I guess what I need to figure out is if I am happy being rolly or if I feel like I have to be someone else and not myself when I lose weight. I plan on using my bonus to join the gym never the less. I guess we will just have to wait and see. I think I worry about this the most because I am turning 33 in less than a month and I never thought I would be alone at this age. I feel like those people that are obsessed with being in fashion or looking the right way for attention, but to me it is lacking rolls.

Wednesday, March 4, 2009

That's SNOT fair

I have been taking a 10mg loratidine pill every day for the last 10 years (basically when I started teaching) because I am very prone to sinus infections. If I don't take this medication it will result in me having to go on an antibiotic and feeling like full blown ass. One time, I was in Keene for a pledging activity and I had to be driven all the way home by someone else to my parents' house because I had a MASSIVE fever. Side bar- I can't even drink yummy GIN because that SPARKS sinus infections in those who are prone - learned that the hard way during buy one get one free in SPAIN.

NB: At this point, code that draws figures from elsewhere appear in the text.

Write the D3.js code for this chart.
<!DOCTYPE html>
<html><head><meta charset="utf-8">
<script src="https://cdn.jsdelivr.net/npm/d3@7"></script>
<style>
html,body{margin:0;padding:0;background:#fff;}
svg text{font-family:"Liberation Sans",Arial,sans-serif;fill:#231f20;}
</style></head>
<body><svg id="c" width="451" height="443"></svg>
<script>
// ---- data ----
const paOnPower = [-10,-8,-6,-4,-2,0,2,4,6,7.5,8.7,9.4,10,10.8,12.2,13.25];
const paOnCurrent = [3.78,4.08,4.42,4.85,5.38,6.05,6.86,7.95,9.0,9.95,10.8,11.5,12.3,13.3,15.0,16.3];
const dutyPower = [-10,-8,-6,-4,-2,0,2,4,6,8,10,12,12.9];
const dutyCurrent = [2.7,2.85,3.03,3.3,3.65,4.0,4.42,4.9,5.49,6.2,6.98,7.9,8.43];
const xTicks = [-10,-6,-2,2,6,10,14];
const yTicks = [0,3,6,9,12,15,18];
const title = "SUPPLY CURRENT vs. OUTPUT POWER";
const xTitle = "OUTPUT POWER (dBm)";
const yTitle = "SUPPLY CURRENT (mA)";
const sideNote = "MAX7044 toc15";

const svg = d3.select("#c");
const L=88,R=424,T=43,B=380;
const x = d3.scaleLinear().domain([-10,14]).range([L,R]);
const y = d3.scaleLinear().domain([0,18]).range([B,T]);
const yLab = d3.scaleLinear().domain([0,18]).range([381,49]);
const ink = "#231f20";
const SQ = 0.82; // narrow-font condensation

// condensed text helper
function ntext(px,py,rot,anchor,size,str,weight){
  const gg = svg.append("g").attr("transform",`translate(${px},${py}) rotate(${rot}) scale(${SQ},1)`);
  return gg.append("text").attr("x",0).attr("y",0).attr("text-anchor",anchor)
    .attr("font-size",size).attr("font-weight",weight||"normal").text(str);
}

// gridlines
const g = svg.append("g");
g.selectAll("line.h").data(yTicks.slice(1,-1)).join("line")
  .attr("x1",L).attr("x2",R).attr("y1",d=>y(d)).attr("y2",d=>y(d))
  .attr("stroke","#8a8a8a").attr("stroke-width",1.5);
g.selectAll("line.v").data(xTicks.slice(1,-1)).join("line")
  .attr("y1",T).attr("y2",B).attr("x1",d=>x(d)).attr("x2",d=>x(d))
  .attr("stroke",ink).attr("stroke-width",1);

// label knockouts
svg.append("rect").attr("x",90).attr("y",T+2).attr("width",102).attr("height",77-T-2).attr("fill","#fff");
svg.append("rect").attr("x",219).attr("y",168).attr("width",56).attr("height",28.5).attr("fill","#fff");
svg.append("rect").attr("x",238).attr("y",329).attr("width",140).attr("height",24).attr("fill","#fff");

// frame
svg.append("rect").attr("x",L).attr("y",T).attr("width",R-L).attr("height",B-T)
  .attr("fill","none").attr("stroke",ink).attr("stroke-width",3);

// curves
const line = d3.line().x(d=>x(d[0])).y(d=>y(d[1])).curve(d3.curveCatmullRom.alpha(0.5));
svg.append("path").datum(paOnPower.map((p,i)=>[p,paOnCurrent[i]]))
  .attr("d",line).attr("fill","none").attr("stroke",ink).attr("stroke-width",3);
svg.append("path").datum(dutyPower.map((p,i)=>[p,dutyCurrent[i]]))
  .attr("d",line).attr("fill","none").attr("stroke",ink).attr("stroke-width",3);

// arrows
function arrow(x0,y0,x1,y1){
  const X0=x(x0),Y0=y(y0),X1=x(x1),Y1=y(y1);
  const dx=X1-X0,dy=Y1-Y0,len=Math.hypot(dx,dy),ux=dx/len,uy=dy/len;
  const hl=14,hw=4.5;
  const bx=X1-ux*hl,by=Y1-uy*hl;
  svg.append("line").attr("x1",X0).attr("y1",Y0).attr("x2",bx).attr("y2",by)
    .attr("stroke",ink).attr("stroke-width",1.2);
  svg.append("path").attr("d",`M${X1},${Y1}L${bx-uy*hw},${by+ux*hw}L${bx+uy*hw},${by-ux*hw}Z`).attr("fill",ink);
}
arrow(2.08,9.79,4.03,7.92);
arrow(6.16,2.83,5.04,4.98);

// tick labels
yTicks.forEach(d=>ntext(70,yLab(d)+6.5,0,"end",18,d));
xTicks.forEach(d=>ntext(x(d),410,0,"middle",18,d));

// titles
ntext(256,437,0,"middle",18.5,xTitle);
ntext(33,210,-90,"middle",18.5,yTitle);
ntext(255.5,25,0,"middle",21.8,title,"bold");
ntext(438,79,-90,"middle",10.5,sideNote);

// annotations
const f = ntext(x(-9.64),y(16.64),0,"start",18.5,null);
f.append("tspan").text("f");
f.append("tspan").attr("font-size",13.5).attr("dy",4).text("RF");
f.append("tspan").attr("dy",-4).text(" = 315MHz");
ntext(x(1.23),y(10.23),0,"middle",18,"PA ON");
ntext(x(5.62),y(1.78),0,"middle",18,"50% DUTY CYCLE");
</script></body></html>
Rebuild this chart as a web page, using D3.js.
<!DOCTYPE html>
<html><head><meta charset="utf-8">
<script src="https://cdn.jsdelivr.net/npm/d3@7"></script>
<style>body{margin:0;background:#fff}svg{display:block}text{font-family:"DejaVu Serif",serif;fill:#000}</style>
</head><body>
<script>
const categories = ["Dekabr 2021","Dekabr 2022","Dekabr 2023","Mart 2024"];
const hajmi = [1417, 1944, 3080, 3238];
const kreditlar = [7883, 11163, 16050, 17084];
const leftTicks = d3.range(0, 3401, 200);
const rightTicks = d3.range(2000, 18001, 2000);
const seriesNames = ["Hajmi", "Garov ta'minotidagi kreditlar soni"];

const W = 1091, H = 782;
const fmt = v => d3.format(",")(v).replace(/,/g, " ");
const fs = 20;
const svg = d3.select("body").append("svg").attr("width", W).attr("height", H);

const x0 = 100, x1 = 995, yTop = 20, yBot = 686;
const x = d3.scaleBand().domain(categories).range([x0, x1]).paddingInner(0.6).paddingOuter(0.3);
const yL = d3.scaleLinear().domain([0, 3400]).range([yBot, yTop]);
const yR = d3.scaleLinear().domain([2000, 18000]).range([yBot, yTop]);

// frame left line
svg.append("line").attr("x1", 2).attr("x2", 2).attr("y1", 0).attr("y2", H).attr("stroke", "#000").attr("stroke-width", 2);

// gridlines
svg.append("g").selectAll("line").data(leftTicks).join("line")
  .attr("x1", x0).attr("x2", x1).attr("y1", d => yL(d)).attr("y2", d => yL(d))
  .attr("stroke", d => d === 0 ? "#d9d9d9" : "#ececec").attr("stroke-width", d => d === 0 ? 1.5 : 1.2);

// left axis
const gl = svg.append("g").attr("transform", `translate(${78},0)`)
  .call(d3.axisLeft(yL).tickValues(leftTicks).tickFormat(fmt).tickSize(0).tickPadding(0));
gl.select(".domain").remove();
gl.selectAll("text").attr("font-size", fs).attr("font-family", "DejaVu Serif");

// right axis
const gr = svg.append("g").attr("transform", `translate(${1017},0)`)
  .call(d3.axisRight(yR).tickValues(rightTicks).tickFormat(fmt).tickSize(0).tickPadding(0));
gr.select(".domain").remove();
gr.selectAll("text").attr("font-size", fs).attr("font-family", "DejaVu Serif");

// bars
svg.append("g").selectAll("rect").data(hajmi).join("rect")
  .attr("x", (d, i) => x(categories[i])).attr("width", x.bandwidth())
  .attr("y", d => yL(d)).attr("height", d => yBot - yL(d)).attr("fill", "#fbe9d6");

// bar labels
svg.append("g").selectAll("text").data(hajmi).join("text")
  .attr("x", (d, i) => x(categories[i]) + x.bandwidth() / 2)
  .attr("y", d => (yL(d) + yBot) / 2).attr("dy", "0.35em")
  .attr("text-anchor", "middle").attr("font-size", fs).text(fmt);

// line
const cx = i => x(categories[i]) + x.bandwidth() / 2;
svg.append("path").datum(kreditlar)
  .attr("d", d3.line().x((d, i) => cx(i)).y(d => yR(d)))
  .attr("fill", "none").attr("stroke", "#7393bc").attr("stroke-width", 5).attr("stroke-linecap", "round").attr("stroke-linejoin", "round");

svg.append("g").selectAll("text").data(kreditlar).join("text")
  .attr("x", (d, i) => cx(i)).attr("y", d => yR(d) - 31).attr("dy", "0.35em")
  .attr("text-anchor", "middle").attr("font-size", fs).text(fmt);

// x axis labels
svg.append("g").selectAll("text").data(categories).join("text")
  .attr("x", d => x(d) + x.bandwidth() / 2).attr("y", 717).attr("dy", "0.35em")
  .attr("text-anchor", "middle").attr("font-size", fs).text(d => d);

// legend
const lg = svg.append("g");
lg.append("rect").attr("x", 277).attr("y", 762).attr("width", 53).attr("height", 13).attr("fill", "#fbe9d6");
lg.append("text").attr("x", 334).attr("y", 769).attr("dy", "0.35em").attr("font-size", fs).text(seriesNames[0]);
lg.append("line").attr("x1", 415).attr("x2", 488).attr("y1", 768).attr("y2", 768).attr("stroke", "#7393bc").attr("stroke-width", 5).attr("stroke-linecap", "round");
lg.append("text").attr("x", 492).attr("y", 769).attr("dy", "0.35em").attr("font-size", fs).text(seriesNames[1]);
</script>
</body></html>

None the less, my ARNP last year gave me a starter kid for this SINUS rinse thing - and for all intents and purposes it is GROSS but it works like magic. I woke up this morning with that yucky post nasal drip feeling and I was like, "Ah-hah! I should get my sinus rinse out!" I happened to have purchased in bulk the sodium packets last year, because this thing saved my life.

Basically all you do is fill this bottle thing up to a pre-determined line with warm water. You pour in the packet of sodium whatever - swill it around with your finger over the cap. Her comes the gross part... You bend over your sink and squeeze the bottle up one nostril then blow out whatever is in your nose - then switch nostrils... It takes a bit to get used to but it is an amazing life saver.

Currently I still have a little post nasal feeling going but I have only done the treatment once - I will do it when I get home tonight too - twice a day during the winter months should suffice and I will keep you posted. I am hoping this will solve my previous bloody nose issue and keep me from getting sick.

I give it two thumbs up - give it a shot and if you have any questions let me know.